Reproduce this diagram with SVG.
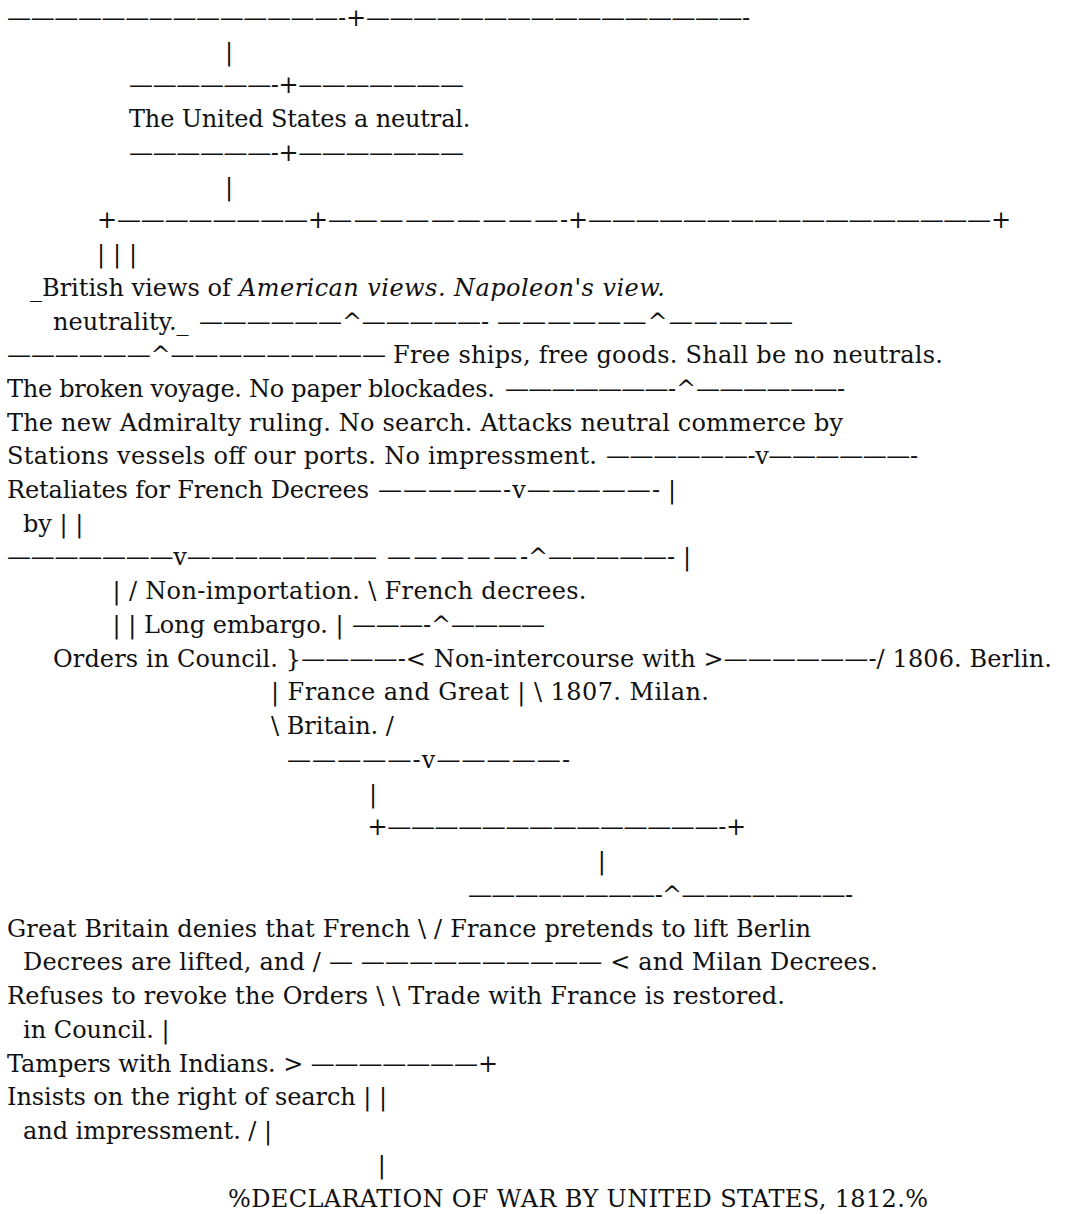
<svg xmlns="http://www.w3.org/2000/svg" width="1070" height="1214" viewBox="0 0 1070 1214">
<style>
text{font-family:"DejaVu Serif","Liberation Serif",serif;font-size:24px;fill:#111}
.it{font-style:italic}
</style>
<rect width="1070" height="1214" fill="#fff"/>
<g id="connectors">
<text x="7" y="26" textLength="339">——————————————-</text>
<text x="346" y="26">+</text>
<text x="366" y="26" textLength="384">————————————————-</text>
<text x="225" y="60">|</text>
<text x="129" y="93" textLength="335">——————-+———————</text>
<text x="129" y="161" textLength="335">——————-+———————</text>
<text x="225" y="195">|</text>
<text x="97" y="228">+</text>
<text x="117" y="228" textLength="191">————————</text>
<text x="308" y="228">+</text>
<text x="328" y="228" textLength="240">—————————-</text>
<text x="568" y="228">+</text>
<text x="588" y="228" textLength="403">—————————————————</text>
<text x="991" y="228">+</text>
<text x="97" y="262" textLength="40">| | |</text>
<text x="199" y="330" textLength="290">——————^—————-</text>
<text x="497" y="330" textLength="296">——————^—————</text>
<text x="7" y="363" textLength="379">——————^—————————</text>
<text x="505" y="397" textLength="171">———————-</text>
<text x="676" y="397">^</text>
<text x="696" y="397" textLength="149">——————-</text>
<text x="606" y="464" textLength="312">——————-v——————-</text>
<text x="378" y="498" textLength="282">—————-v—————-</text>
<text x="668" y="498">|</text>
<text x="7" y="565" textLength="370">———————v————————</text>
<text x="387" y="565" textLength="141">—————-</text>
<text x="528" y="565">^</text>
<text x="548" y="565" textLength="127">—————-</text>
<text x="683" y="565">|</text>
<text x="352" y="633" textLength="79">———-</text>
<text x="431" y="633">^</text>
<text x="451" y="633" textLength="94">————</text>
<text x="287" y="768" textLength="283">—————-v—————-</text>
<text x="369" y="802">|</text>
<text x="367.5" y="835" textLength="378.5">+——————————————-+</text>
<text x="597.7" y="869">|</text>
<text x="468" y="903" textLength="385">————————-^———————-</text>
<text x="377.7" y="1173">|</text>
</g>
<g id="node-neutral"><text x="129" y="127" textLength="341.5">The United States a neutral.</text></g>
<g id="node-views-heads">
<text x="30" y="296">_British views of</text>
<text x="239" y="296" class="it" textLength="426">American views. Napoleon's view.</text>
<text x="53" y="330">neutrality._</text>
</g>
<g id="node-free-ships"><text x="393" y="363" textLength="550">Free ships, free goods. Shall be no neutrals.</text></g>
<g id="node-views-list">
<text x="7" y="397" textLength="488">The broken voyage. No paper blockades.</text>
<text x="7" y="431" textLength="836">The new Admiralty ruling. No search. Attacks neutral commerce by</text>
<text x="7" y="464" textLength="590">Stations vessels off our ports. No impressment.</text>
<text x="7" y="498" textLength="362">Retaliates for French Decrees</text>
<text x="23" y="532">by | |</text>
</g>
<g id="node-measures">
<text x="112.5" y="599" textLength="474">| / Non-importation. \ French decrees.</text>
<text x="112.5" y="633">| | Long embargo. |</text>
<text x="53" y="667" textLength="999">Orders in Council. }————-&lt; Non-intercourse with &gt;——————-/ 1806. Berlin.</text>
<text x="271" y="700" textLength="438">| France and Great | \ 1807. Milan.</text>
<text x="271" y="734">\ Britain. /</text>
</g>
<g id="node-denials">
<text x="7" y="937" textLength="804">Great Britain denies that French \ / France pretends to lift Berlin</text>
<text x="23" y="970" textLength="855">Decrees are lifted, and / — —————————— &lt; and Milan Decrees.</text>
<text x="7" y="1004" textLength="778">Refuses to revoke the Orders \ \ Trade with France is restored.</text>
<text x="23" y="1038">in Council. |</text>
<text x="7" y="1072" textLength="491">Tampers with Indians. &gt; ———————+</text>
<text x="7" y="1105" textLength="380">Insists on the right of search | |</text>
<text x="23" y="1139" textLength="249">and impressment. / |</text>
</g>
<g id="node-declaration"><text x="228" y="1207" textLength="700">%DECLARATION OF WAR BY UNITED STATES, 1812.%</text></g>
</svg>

→ WORK INSTRUCTIONS
Write out every line above exactly as it is, leaving out the pictures.

→ OUTPUT FOR THIS EXERCISE
Reproduce this diagram with SVG.
<svg xmlns="http://www.w3.org/2000/svg" width="1070" height="1214" viewBox="0 0 1070 1214">
<style>
text{font-family:"DejaVu Serif","Liberation Serif",serif;font-size:24px;fill:#111}
.it{font-style:italic}
</style>
<rect width="1070" height="1214" fill="#fff"/>
<g id="connectors">
<text x="7" y="26" textLength="339">——————————————-</text>
<text x="346" y="26">+</text>
<text x="366" y="26" textLength="384">————————————————-</text>
<text x="225" y="60">|</text>
<text x="129" y="93" textLength="335">——————-+———————</text>
<text x="129" y="161" textLength="335">——————-+———————</text>
<text x="225" y="195">|</text>
<text x="97" y="228">+</text>
<text x="117" y="228" textLength="191">————————</text>
<text x="308" y="228">+</text>
<text x="328" y="228" textLength="240">—————————-</text>
<text x="568" y="228">+</text>
<text x="588" y="228" textLength="403">—————————————————</text>
<text x="991" y="228">+</text>
<text x="97" y="262" textLength="40">| | |</text>
<text x="199" y="330" textLength="290">——————^—————-</text>
<text x="497" y="330" textLength="296">——————^—————</text>
<text x="7" y="363" textLength="379">——————^—————————</text>
<text x="505" y="397" textLength="171">———————-</text>
<text x="676" y="397">^</text>
<text x="696" y="397" textLength="149">——————-</text>
<text x="606" y="464" textLength="312">——————-v——————-</text>
<text x="378" y="498" textLength="282">—————-v—————-</text>
<text x="668" y="498">|</text>
<text x="7" y="565" textLength="370">———————v————————</text>
<text x="387" y="565" textLength="141">—————-</text>
<text x="528" y="565">^</text>
<text x="548" y="565" textLength="127">—————-</text>
<text x="683" y="565">|</text>
<text x="352" y="633" textLength="79">———-</text>
<text x="431" y="633">^</text>
<text x="451" y="633" textLength="94">————</text>
<text x="287" y="768" textLength="283">—————-v—————-</text>
<text x="369" y="802">|</text>
<text x="367.5" y="835" textLength="378.5">+——————————————-+</text>
<text x="597.7" y="869">|</text>
<text x="468" y="903" textLength="385">————————-^———————-</text>
<text x="377.7" y="1173">|</text>
</g>
<g id="node-neutral"><text x="129" y="127" textLength="341.5">The United States a neutral.</text></g>
<g id="node-views-heads">
<text x="30" y="296">_British views of</text>
<text x="239" y="296" class="it" textLength="426">American views. Napoleon's view.</text>
<text x="53" y="330">neutrality._</text>
</g>
<g id="node-free-ships"><text x="393" y="363" textLength="550">Free ships, free goods. Shall be no neutrals.</text></g>
<g id="node-views-list">
<text x="7" y="397" textLength="488">The broken voyage. No paper blockades.</text>
<text x="7" y="431" textLength="836">The new Admiralty ruling. No search. Attacks neutral commerce by</text>
<text x="7" y="464" textLength="590">Stations vessels off our ports. No impressment.</text>
<text x="7" y="498" textLength="362">Retaliates for French Decrees</text>
<text x="23" y="532">by | |</text>
</g>
<g id="node-measures">
<text x="112.5" y="599" textLength="474">| / Non-importation. \ French decrees.</text>
<text x="112.5" y="633">| | Long embargo. |</text>
<text x="53" y="667" textLength="999">Orders in Council. }————-&lt; Non-intercourse with &gt;——————-/ 1806. Berlin.</text>
<text x="271" y="700" textLength="438">| France and Great | \ 1807. Milan.</text>
<text x="271" y="734">\ Britain. /</text>
</g>
<g id="node-denials">
<text x="7" y="937" textLength="804">Great Britain denies that French \ / France pretends to lift Berlin</text>
<text x="23" y="970" textLength="855">Decrees are lifted, and / — —————————— &lt; and Milan Decrees.</text>
<text x="7" y="1004" textLength="778">Refuses to revoke the Orders \ \ Trade with France is restored.</text>
<text x="23" y="1038">in Council. |</text>
<text x="7" y="1072" textLength="491">Tampers with Indians. &gt; ———————+</text>
<text x="7" y="1105" textLength="380">Insists on the right of search | |</text>
<text x="23" y="1139" textLength="249">and impressment. / |</text>
</g>
<g id="node-declaration"><text x="228" y="1207" textLength="700">%DECLARATION OF WAR BY UNITED STATES, 1812.%</text></g>
</svg>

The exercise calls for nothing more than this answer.